Calibration, confidence, and the analyst in the loop

Because the cost of a false attribution is high, detection software must output calibrated confidence rather than binary verdicts. Each candidate cluster carries a confidence band derived from how many independent signals support it and how strongly. Low-confidence clusters are surfaced for review, not action. High-confidence clusters are presented with their supporting evidence so a human analyst can validate before any reporting, attribution, or response. The software ranks and explains; it does not auto-action accounts. This human-in-the-loop discipline is the same principle that governs responsible influence operations detection generally, and it is what separates a credible intelligence tool from an automated censorship engine.

Putting it together: the detection pipeline

A production CIB detection system chains these techniques into a single pipeline. It ingests platform activity for a topic and normalizes it against an organic baseline. It engineers per-account and per-pair features. It builds the coordination graph and extracts dense communities. It scores each candidate community for both coordination strength and inauthenticity, producing a calibrated confidence. Finally, it renders each high-confidence cluster as an analyst-ready campaign card – member accounts, seed and amplifier tiers, the coordinating behaviors that bind the cluster, the temporal signature, and the supporting evidence. The analyst, not the algorithm, makes the final call.

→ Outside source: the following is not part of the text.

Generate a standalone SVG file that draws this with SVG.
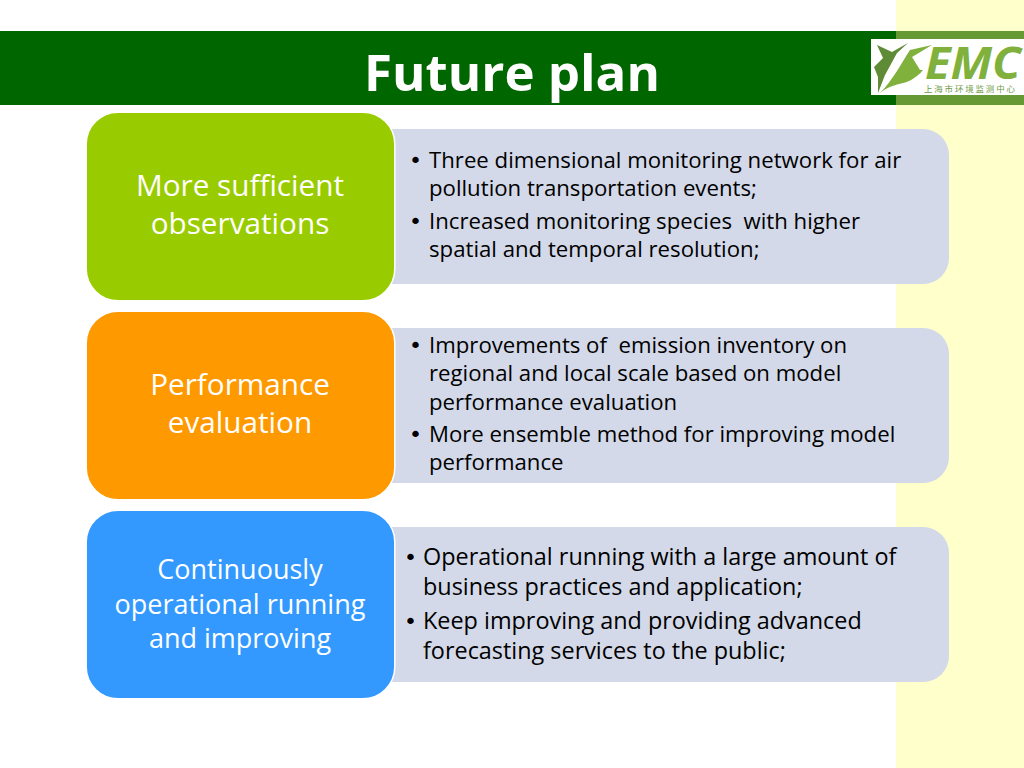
<svg xmlns="http://www.w3.org/2000/svg" width="1024" height="768" viewBox="0 0 1024 768">
<style>
text{font-family:"Open Sans","Noto Sans",sans-serif;white-space:pre}
.h{fill:#fff;font-size:29.7px;text-anchor:middle}
.h3{fill:#fff;font-size:27px;text-anchor:middle}
.b{fill:#000;font-size:22.2px}
.c{fill:#000;font-size:23.4px}
text.d{font-family:"DejaVu Sans",sans-serif;fill:#000;font-size:22px}
.p{fill:#d3d9e8}
.m{stroke:#fff;stroke-width:1.5}
</style>
<rect width="1024" height="768" fill="#fff"/>
<rect x="896" width="128" height="768" fill="#ffffcc"/>
<rect y="31" width="896" height="74" fill="#006600"/>
<rect x="896" y="31" width="128" height="74" fill="#669933"/>
<text x="512" y="91" text-anchor="middle" style="font-size:51px;font-weight:700;fill:#fff">Future plan</text>
<g id="logo">
<rect x="871" y="39" width="153" height="56" fill="#fff"/>
<path d="M874 67L883 58L877 45L892 52L908 43L897 53L885 75L878 93L878 77Z" fill="#5f8a36"/>
<path d="M880 93C893 80 902 62 910 50L932 45L912 57L920 70L923 70C916 79 905 83 903 83C895 85 887 87 880 93Z" fill="#7fb13c"/>
<text x="925" y="79" style="font-size:44px;font-weight:700;font-style:italic;fill:#7fb13c" textLength="96" lengthAdjust="spacingAndGlyphs">EMC</text>
<text x="924" y="92" style="font-family:'Noto Sans CJK SC',sans-serif;font-size:8.5px;fill:#6f9a45" textLength="91">上海市环境监测中心</text>
</g>
<g id="node1">
<rect class="p" x="340" y="129" width="609" height="155" rx="26"/>
<rect class="m" x="86.2" y="112.2" width="308.6" height="188.6" rx="32" fill="#99cc00"/>
<text class="h"><tspan x="240" y="196">More sufficient</tspan><tspan x="240" y="234">observations</tspan></text>
<text class="d" x="409" y="168">•</text>
<text class="b"><tspan x="429" y="168">Three dimensional monitoring network for air</tspan><tspan x="429" y="196">pollution transportation events;</tspan></text>
<text class="d" x="409" y="229">•</text>
<text class="b"><tspan x="429" y="229">Increased monitoring species  with higher</tspan><tspan x="429" y="257">spatial and temporal resolution;</tspan></text>
</g>
<g id="node2">
<rect class="p" x="340" y="328" width="609" height="155" rx="26"/>
<rect class="m" x="86.2" y="311.2" width="308.6" height="188.6" rx="32" fill="#ff9900"/>
<text class="h"><tspan x="240" y="395">Performance</tspan><tspan x="240" y="433">evaluation</tspan></text>
<text class="d" x="409" y="353">•</text>
<text class="b"><tspan x="429" y="353">Improvements of  emission inventory on</tspan><tspan x="429" y="381">regional and local scale based on model</tspan><tspan x="429" y="410">performance evaluation</tspan></text>
<text class="d" x="409" y="442">•</text>
<text class="b"><tspan x="429" y="442">More ensemble method for improving model</tspan><tspan x="429" y="470">performance</tspan></text>
</g>
<g id="node3">
<rect class="p" x="340" y="527" width="609" height="155" rx="26"/>
<rect class="m" x="86.2" y="510.2" width="308.6" height="188.6" rx="32" fill="#3399ff"/>
<text class="h3"><tspan x="240" y="579">Continuously</tspan><tspan x="240" y="614">operational running</tspan><tspan x="240" y="648">and improving</tspan></text>
<text class="d" x="404" y="565">•</text>
<text class="c"><tspan x="423" y="565">Operational running with a large amount of</tspan><tspan x="423" y="595">business practices and application;</tspan></text>
<text class="d" x="404" y="629">•</text>
<text class="c"><tspan x="423" y="629">Keep improving and providing advanced</tspan><tspan x="423" y="659">forecasting services to the public;</tspan></text>
</g>
<g id="connectors"></g>
</svg>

The architecture rewards breadth of evidence over cleverness in any single detector. The most robust deployments combine temporal co-activity, content similarity, graph density, and authenticity markers, and require agreement across several of them before raising an assessment. That redundancy is what makes the system resilient against operators who adapt their tradecraft to defeat any one signal in isolation.

Why operators adapt, and what stays invariant

Influence operators are not static targets. As detection improves, tradecraft evolves: accounts are aged before use rather than created in batches, profile imagery is generated to defeat reverse-image matching, posting is jittered to blur synchrony, and content is rewritten per account to defeat text matching. A detection system tuned to last year's campaign will miss this year's. The defensive answer is to anchor detection on the features an operator cannot abandon without abandoning the operation's purpose. An amplification campaign that scatters its timing so widely that no co-activity remains has also surrendered the synchronized push that gives it impact. A network that severs the dense interconnection that detection keys on has also severed the mutual amplification that makes it a network rather than a scatter of unrelated accounts. These invariants – that coordination produces measurable structure and that amplification produces measurable timing – are what give durable detection systems their edge. Tuning chases the surface tradecraft; the architecture rests on what the adversary cannot give up.

This is also why CIB detection is best understood as one capability inside a wider information-environment toolkit rather than a standalone product. Coordination detection answers "who is acting together, and is it concealed?" It pairs naturally with content-level analysis of the claims being amplified and with the downstream workflow that turns an assessment into a decision. A mature program treats the cluster assessment as an input to analysts, not an endpoint – the value is in shortening the path from a suspicious spike to a defensible, evidence-backed judgment a commander or platform integrity team can act on.